Rows from a dataset of charts and code:
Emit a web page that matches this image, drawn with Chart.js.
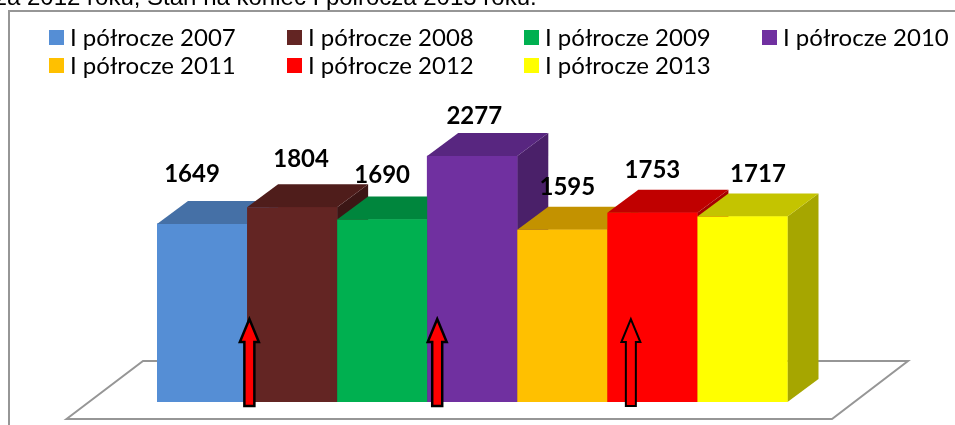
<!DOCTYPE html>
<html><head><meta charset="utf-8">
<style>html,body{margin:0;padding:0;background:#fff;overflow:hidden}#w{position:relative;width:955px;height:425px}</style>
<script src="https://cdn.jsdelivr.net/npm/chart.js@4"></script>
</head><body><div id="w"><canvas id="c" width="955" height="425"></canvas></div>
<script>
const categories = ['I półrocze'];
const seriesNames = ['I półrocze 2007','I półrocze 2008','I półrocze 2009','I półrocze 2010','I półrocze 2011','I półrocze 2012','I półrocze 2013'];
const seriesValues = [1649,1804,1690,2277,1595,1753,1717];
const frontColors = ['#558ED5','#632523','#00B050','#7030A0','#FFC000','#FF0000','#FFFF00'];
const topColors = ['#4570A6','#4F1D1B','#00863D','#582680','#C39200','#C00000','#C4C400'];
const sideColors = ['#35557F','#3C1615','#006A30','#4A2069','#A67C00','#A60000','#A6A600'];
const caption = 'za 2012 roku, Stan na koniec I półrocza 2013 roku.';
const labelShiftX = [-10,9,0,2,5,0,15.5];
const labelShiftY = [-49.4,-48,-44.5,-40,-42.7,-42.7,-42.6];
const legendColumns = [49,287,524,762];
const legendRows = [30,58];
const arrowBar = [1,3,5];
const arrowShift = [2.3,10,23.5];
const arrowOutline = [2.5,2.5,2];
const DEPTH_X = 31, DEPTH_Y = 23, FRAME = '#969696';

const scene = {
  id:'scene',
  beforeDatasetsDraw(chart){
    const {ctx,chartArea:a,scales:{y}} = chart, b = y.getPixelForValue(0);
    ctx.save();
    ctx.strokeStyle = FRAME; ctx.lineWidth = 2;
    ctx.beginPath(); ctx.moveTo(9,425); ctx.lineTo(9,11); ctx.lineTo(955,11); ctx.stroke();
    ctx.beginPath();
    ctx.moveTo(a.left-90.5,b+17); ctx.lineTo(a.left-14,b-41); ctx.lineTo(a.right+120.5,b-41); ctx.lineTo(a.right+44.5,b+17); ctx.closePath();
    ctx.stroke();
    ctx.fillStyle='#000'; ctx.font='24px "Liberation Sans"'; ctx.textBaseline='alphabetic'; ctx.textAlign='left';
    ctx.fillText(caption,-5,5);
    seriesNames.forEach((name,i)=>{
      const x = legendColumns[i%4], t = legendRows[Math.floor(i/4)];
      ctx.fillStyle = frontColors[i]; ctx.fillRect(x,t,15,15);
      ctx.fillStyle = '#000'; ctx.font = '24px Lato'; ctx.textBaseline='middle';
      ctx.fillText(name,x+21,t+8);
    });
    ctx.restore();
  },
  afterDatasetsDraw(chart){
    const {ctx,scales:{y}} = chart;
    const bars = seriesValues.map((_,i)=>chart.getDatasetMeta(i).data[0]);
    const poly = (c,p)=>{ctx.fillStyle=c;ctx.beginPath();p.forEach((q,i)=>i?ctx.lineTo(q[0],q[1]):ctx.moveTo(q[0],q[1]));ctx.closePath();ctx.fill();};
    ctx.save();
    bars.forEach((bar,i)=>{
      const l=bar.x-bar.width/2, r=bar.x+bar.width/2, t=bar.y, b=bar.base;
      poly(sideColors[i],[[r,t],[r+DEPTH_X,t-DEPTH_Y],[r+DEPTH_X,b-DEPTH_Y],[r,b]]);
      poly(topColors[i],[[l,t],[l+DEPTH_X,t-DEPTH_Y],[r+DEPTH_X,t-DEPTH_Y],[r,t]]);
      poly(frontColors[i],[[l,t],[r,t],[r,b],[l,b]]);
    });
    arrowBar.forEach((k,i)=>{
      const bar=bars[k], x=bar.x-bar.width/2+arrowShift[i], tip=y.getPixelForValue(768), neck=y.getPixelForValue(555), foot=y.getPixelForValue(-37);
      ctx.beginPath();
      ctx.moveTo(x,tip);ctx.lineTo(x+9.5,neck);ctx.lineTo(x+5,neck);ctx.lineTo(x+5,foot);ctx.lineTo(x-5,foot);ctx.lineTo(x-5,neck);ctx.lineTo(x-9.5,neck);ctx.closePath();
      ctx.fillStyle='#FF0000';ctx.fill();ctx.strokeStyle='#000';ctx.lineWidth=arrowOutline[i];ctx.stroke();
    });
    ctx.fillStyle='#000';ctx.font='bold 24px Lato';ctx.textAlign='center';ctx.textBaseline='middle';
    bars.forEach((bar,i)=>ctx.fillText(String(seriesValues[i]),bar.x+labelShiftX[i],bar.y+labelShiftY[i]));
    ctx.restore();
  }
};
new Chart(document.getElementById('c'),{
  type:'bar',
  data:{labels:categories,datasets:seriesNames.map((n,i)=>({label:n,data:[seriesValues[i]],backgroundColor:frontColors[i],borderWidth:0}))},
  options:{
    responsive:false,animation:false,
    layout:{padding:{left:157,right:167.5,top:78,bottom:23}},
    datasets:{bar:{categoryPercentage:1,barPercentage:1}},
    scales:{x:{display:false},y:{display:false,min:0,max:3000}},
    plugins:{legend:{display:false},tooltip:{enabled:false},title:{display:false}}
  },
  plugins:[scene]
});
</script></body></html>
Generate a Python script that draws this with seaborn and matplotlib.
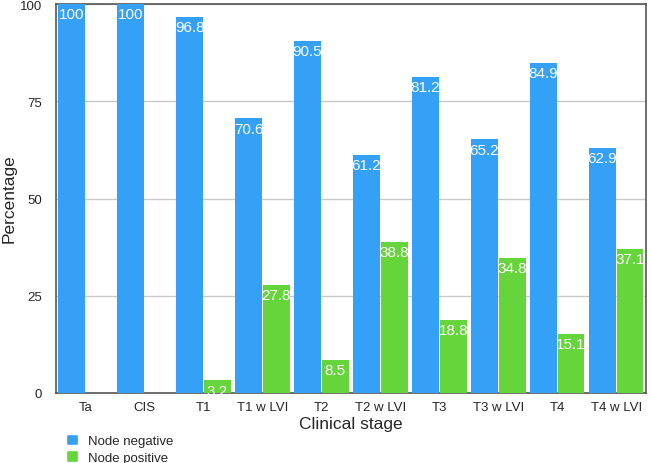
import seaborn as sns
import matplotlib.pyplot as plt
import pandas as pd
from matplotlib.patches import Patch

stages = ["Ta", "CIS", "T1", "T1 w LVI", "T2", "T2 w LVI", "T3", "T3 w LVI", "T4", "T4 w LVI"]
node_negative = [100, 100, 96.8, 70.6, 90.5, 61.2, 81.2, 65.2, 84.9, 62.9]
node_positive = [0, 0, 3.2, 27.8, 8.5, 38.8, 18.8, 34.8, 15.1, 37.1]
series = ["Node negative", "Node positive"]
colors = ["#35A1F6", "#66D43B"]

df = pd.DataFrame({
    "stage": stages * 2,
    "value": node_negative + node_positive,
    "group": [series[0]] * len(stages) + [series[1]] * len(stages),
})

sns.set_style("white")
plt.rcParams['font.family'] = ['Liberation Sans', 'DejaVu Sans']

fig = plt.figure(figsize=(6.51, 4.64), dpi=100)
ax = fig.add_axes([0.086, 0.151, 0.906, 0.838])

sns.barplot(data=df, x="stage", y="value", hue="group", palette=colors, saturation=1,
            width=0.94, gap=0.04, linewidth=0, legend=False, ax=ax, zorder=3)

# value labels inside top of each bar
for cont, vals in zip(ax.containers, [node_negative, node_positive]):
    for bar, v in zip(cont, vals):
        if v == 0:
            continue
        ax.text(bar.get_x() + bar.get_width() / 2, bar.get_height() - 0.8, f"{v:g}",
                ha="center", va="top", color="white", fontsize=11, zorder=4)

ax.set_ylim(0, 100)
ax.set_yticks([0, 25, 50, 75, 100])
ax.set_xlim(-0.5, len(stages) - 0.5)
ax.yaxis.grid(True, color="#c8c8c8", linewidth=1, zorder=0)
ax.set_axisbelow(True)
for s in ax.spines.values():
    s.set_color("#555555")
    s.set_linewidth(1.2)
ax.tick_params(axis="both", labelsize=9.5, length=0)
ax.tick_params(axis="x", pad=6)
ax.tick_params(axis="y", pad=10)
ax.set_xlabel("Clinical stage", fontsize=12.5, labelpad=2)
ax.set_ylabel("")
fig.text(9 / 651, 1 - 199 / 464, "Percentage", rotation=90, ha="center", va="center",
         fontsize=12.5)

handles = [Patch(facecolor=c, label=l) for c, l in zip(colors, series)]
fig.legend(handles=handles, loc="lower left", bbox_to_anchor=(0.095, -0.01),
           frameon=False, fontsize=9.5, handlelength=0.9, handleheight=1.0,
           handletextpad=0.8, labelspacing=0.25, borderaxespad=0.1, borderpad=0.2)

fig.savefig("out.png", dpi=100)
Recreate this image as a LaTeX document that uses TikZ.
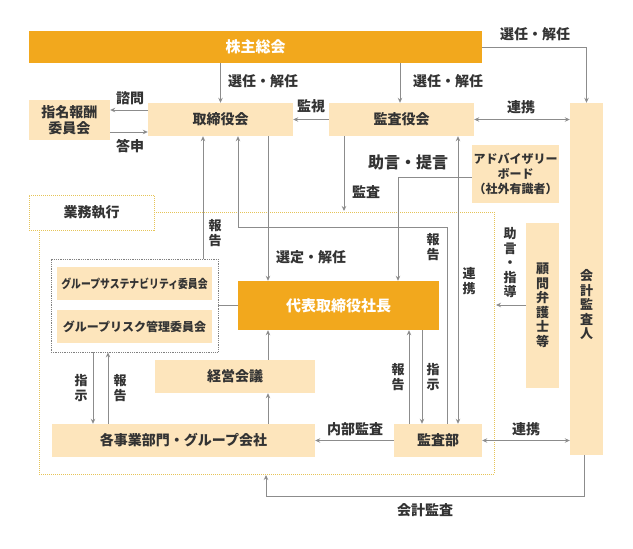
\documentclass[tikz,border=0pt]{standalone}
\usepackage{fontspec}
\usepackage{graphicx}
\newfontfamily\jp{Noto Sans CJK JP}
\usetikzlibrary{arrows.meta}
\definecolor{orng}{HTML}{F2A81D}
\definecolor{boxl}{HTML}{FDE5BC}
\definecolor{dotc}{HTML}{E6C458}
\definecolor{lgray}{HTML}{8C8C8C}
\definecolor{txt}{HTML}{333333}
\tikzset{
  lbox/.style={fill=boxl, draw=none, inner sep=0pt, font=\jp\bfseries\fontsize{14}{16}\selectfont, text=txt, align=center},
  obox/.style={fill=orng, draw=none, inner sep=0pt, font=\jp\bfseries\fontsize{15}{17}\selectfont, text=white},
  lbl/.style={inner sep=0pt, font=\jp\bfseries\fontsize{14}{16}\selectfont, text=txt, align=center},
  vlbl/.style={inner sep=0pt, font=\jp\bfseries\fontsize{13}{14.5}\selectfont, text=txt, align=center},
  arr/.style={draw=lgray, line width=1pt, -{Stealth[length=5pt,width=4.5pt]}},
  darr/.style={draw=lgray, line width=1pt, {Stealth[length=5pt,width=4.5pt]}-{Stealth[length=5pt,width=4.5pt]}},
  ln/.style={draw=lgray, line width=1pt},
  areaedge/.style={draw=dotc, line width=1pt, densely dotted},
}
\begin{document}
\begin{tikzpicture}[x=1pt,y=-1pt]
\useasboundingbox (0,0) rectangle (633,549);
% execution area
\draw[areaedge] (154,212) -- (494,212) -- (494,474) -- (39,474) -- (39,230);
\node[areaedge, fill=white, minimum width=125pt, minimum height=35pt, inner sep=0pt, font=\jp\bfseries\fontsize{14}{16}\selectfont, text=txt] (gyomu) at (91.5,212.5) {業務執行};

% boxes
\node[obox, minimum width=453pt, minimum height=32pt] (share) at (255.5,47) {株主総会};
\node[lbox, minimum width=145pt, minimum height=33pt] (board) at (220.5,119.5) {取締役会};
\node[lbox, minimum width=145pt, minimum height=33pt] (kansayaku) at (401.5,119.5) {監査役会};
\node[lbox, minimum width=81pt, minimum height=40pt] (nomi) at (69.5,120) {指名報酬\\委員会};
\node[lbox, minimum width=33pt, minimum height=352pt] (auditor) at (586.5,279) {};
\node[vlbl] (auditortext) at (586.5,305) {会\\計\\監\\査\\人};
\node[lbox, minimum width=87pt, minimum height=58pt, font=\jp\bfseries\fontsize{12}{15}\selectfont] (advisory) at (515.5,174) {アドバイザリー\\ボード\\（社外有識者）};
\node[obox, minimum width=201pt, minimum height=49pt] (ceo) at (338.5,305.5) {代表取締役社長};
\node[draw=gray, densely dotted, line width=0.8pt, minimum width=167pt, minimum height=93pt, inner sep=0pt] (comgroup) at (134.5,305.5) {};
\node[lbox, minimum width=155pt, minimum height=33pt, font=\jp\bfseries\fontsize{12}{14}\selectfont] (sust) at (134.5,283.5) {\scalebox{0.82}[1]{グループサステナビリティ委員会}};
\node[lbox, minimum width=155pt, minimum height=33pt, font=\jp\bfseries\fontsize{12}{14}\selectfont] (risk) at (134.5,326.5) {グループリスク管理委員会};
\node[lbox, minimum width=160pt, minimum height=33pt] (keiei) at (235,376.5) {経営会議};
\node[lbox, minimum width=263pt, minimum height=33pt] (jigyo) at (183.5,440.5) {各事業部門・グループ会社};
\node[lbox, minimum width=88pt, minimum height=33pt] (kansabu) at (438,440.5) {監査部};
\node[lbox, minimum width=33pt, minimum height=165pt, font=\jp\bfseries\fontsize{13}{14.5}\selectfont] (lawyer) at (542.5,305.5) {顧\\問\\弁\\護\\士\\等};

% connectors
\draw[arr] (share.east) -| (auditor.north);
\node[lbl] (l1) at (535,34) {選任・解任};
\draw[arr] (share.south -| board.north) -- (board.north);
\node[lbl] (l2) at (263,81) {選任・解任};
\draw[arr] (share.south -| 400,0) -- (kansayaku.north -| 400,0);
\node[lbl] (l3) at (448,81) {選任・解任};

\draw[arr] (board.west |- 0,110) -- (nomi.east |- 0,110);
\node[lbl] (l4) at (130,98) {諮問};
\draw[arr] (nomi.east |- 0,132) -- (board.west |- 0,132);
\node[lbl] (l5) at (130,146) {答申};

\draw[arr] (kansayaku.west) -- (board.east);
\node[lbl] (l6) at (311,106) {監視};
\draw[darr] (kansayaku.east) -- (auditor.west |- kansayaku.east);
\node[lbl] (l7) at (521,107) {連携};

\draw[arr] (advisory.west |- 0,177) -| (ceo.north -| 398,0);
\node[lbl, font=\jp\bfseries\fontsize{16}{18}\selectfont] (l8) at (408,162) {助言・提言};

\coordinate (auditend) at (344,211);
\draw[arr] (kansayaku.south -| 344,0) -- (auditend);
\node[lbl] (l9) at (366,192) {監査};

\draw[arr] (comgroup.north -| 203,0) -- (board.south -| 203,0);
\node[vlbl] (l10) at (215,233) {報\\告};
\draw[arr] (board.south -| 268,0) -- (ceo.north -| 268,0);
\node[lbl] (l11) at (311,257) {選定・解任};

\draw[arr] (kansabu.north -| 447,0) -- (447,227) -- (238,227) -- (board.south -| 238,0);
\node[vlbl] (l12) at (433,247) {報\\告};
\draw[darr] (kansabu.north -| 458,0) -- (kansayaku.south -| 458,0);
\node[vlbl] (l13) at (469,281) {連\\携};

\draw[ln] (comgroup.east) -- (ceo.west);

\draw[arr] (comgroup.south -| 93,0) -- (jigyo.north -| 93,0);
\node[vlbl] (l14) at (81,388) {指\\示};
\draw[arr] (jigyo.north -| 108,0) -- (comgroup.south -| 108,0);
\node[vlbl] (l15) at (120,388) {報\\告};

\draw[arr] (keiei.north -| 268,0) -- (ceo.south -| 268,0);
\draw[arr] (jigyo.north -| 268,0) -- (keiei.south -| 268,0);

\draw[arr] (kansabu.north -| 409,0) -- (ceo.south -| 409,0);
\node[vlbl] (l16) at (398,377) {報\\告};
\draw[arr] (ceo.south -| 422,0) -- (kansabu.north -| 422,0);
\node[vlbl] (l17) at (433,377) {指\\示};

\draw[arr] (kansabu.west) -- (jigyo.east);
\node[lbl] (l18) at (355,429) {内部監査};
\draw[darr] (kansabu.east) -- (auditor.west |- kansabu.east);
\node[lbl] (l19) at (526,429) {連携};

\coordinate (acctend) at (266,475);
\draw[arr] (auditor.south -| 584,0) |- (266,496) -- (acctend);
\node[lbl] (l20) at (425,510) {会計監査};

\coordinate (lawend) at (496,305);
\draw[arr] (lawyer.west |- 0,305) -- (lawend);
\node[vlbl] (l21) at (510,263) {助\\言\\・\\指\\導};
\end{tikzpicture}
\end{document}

Work to complete
Keep to the stretch from the line containing "Generate a Python" through the line containing "fontsize=12.5)", both ends included, and copy it exactly from the listing above, minus the pictures.

Output of the task
Generate a Python script that draws this with seaborn and matplotlib.
import seaborn as sns
import matplotlib.pyplot as plt
import pandas as pd
from matplotlib.patches import Patch

stages = ["Ta", "CIS", "T1", "T1 w LVI", "T2", "T2 w LVI", "T3", "T3 w LVI", "T4", "T4 w LVI"]
node_negative = [100, 100, 96.8, 70.6, 90.5, 61.2, 81.2, 65.2, 84.9, 62.9]
node_positive = [0, 0, 3.2, 27.8, 8.5, 38.8, 18.8, 34.8, 15.1, 37.1]
series = ["Node negative", "Node positive"]
colors = ["#35A1F6", "#66D43B"]

df = pd.DataFrame({
    "stage": stages * 2,
    "value": node_negative + node_positive,
    "group": [series[0]] * len(stages) + [series[1]] * len(stages),
})

sns.set_style("white")
plt.rcParams['font.family'] = ['Liberation Sans', 'DejaVu Sans']

fig = plt.figure(figsize=(6.51, 4.64), dpi=100)
ax = fig.add_axes([0.086, 0.151, 0.906, 0.838])

sns.barplot(data=df, x="stage", y="value", hue="group", palette=colors, saturation=1,
            width=0.94, gap=0.04, linewidth=0, legend=False, ax=ax, zorder=3)

# value labels inside top of each bar
for cont, vals in zip(ax.containers, [node_negative, node_positive]):
    for bar, v in zip(cont, vals):
        if v == 0:
            continue
        ax.text(bar.get_x() + bar.get_width() / 2, bar.get_height() - 0.8, f"{v:g}",
                ha="center", va="top", color="white", fontsize=11, zorder=4)

ax.set_ylim(0, 100)
ax.set_yticks([0, 25, 50, 75, 100])
ax.set_xlim(-0.5, len(stages) - 0.5)
ax.yaxis.grid(True, color="#c8c8c8", linewidth=1, zorder=0)
ax.set_axisbelow(True)
for s in ax.spines.values():
    s.set_color("#555555")
    s.set_linewidth(1.2)
ax.tick_params(axis="both", labelsize=9.5, length=0)
ax.tick_params(axis="x", pad=6)
ax.tick_params(axis="y", pad=10)
ax.set_xlabel("Clinical stage", fontsize=12.5, labelpad=2)
ax.set_ylabel("")
fig.text(9 / 651, 1 - 199 / 464, "Percentage", rotation=90, ha="center", va="center",
         fontsize=12.5)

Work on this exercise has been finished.